— Task objective —
Only the lines from the start of the data through the line containing "plt.rcParams['font.family'] = ['Open" should be written out, exactly as they are, with both ends included and the pictures left out.

Entries with chart source code:

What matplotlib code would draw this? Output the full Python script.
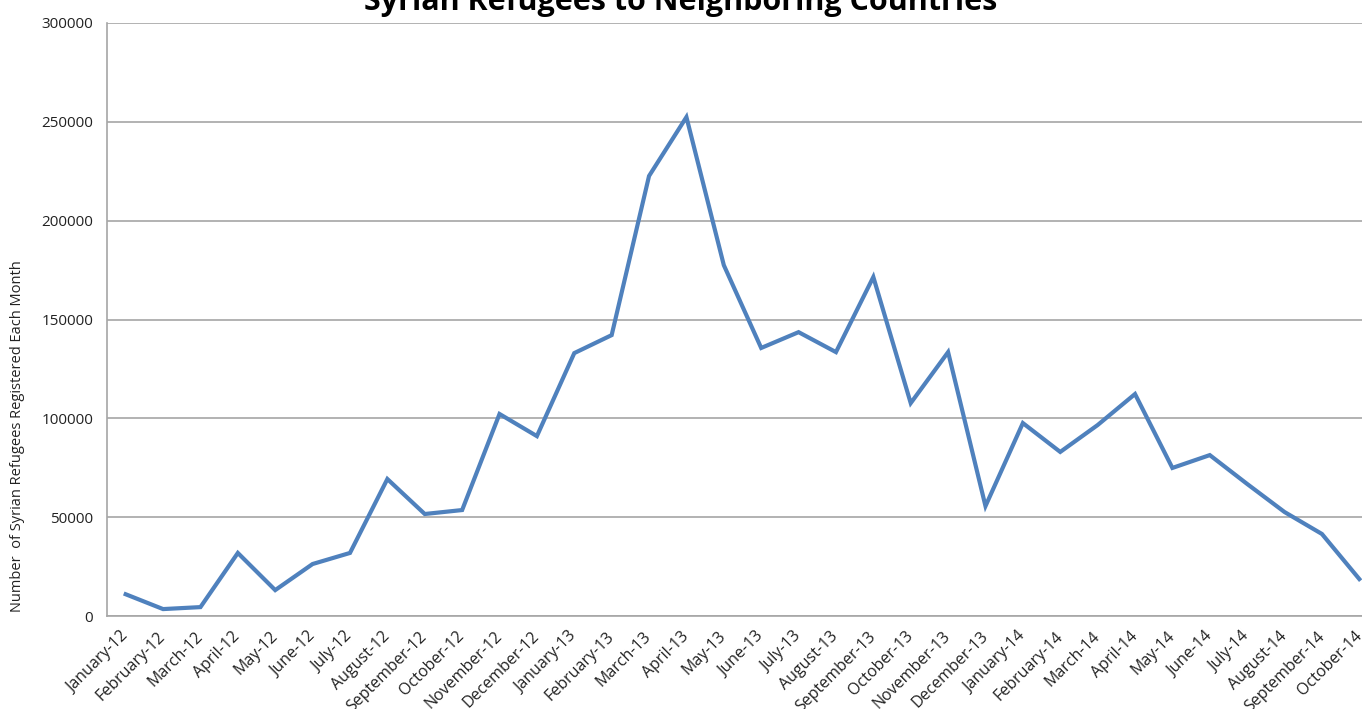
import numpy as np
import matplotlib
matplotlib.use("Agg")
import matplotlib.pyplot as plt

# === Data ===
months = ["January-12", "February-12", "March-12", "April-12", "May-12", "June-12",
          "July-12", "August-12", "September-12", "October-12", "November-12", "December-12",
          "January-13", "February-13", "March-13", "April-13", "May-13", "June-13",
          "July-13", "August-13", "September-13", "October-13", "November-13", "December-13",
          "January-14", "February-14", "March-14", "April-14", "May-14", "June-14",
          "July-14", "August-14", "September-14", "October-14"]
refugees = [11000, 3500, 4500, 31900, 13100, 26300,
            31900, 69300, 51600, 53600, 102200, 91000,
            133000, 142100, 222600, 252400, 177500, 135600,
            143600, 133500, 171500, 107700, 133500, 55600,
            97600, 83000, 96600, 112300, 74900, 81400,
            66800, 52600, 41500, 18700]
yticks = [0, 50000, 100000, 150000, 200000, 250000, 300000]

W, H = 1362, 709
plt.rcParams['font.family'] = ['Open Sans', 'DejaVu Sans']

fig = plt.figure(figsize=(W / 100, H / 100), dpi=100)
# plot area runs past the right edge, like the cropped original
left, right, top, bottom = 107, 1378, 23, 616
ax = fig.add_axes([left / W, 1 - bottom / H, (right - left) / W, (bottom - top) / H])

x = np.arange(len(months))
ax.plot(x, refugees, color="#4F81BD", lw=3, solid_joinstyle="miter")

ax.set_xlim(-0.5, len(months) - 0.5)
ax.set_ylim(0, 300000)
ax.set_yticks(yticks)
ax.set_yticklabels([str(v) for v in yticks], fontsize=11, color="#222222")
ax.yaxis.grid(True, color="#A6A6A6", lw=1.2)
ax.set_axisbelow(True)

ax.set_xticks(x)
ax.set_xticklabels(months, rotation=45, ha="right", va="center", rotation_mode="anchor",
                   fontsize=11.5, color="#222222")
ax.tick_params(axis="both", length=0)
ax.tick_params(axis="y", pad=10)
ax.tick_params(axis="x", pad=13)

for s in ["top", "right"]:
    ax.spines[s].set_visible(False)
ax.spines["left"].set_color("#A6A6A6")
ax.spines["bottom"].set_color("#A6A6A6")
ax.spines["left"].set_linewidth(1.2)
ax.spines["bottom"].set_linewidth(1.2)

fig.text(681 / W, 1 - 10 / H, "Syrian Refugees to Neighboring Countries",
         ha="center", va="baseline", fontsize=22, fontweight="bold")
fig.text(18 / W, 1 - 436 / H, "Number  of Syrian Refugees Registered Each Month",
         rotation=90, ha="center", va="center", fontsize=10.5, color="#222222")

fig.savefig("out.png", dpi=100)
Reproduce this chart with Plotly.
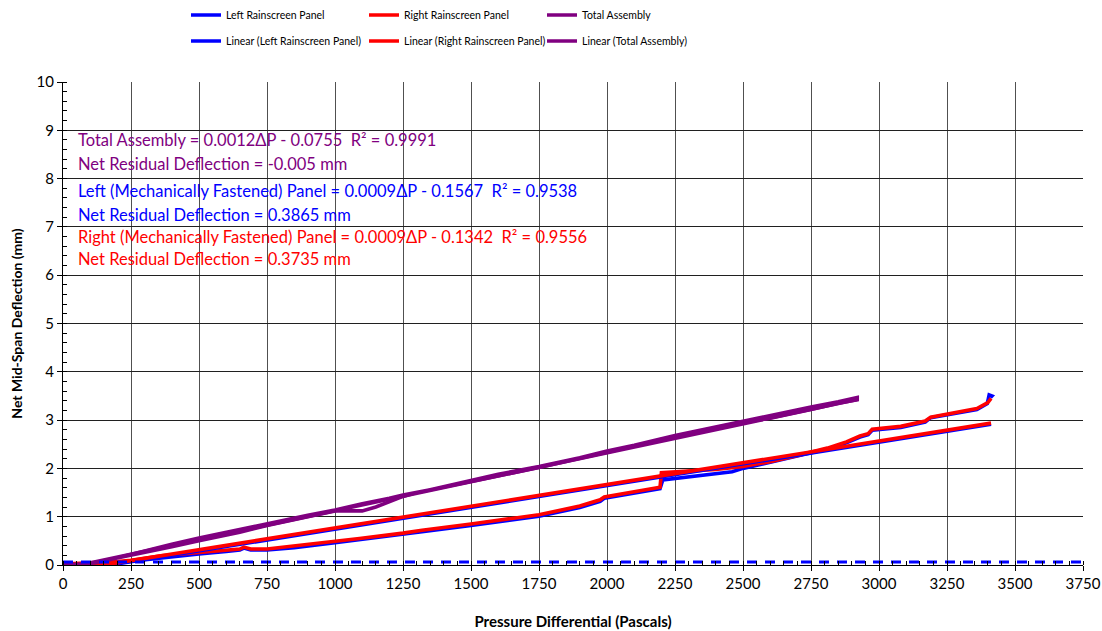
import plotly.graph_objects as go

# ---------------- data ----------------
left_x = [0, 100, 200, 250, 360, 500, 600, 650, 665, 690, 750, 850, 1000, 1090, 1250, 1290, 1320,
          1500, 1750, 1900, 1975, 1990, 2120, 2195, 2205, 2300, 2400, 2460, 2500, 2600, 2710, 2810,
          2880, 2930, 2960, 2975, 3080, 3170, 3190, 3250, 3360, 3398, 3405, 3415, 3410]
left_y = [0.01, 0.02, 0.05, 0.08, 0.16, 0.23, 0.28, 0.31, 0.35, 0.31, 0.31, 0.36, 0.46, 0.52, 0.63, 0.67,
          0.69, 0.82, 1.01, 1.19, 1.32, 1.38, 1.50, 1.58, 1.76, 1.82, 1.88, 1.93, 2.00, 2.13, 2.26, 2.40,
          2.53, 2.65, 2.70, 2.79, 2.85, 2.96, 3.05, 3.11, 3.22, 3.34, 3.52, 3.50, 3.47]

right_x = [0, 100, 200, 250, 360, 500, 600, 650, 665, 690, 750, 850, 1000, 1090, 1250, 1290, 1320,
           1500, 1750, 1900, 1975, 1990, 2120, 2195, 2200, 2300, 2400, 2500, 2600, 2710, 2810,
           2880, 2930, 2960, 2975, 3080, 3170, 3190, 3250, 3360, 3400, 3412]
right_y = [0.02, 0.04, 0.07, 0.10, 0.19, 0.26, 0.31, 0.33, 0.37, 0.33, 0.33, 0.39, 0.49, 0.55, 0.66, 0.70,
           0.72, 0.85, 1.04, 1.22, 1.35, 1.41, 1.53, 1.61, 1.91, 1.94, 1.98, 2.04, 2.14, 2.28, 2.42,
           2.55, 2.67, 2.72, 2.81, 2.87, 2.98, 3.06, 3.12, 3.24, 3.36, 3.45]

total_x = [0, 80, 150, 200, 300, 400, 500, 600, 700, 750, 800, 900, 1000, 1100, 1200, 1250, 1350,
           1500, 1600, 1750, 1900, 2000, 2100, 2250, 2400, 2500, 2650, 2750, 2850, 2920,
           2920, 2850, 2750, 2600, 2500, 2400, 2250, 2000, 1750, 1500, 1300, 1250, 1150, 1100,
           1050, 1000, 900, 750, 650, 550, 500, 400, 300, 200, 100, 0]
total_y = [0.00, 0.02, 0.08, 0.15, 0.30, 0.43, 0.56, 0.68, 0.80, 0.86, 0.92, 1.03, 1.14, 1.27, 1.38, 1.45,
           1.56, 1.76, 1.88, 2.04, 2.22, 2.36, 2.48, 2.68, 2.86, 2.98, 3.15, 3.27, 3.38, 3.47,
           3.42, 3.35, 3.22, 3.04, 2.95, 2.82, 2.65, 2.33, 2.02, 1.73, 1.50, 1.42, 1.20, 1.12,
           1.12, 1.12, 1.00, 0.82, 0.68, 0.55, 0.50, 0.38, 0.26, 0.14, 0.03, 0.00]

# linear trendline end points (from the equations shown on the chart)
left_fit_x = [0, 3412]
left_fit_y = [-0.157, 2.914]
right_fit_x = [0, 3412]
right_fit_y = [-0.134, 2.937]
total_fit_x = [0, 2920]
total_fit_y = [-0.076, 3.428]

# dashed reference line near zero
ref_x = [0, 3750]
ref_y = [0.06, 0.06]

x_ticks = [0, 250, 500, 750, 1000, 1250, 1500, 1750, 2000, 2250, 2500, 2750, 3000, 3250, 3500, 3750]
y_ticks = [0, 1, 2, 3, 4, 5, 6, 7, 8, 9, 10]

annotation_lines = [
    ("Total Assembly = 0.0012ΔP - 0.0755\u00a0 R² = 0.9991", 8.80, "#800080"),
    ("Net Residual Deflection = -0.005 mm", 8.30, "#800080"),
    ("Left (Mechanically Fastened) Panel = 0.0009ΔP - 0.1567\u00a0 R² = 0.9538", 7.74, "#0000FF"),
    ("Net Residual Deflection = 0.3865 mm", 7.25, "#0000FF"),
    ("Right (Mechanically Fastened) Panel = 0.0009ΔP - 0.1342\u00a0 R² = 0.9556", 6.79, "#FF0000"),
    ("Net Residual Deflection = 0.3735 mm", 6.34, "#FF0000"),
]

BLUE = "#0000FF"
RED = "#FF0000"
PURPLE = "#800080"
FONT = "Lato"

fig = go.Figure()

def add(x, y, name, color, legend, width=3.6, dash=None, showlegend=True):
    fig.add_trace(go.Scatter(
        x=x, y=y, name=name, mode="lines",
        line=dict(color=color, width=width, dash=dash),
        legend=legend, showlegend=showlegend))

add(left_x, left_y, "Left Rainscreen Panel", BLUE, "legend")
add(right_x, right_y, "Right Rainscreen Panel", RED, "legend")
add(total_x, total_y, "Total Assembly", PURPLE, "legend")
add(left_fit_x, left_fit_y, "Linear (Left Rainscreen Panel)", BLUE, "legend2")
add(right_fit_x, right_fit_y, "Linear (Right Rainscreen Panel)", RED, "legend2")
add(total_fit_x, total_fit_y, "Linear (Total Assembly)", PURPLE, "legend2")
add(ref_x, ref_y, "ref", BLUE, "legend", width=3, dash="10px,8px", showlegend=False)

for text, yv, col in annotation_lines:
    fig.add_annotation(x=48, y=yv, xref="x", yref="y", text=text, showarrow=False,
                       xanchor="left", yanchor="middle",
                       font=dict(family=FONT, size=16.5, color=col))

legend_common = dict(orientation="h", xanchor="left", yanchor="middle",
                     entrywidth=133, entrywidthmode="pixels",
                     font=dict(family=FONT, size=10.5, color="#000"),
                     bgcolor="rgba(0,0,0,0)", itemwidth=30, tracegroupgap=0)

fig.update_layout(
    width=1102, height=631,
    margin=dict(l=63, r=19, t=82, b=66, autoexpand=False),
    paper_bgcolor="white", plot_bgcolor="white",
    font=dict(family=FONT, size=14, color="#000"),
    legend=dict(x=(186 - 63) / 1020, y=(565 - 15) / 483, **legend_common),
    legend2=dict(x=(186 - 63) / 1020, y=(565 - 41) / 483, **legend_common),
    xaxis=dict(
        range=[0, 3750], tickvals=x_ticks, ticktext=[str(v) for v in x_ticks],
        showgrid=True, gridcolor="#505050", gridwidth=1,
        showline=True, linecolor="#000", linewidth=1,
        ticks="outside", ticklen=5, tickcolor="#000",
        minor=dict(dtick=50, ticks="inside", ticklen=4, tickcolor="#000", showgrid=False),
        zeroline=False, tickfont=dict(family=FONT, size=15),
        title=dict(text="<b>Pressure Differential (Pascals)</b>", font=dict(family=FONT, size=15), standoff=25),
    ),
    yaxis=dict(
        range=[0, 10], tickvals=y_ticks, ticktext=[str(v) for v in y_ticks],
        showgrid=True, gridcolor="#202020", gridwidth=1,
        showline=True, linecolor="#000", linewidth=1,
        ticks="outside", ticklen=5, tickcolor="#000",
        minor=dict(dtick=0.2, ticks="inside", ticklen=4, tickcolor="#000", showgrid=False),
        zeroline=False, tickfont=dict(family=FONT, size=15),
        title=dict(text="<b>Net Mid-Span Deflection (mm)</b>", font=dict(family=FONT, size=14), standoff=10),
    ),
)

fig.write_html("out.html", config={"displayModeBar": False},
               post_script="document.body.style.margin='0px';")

— Final answer —
What matplotlib code would draw this? Output the full Python script.
import numpy as np
import matplotlib
matplotlib.use("Agg")
import matplotlib.pyplot as plt

# === Data ===
months = ["January-12", "February-12", "March-12", "April-12", "May-12", "June-12",
          "July-12", "August-12", "September-12", "October-12", "November-12", "December-12",
          "January-13", "February-13", "March-13", "April-13", "May-13", "June-13",
          "July-13", "August-13", "September-13", "October-13", "November-13", "December-13",
          "January-14", "February-14", "March-14", "April-14", "May-14", "June-14",
          "July-14", "August-14", "September-14", "October-14"]
refugees = [11000, 3500, 4500, 31900, 13100, 26300,
            31900, 69300, 51600, 53600, 102200, 91000,
            133000, 142100, 222600, 252400, 177500, 135600,
            143600, 133500, 171500, 107700, 133500, 55600,
            97600, 83000, 96600, 112300, 74900, 81400,
            66800, 52600, 41500, 18700]
yticks = [0, 50000, 100000, 150000, 200000, 250000, 300000]

W, H = 1362, 709
plt.rcParams['font.family'] = ['Open Sans', 'DejaVu Sans']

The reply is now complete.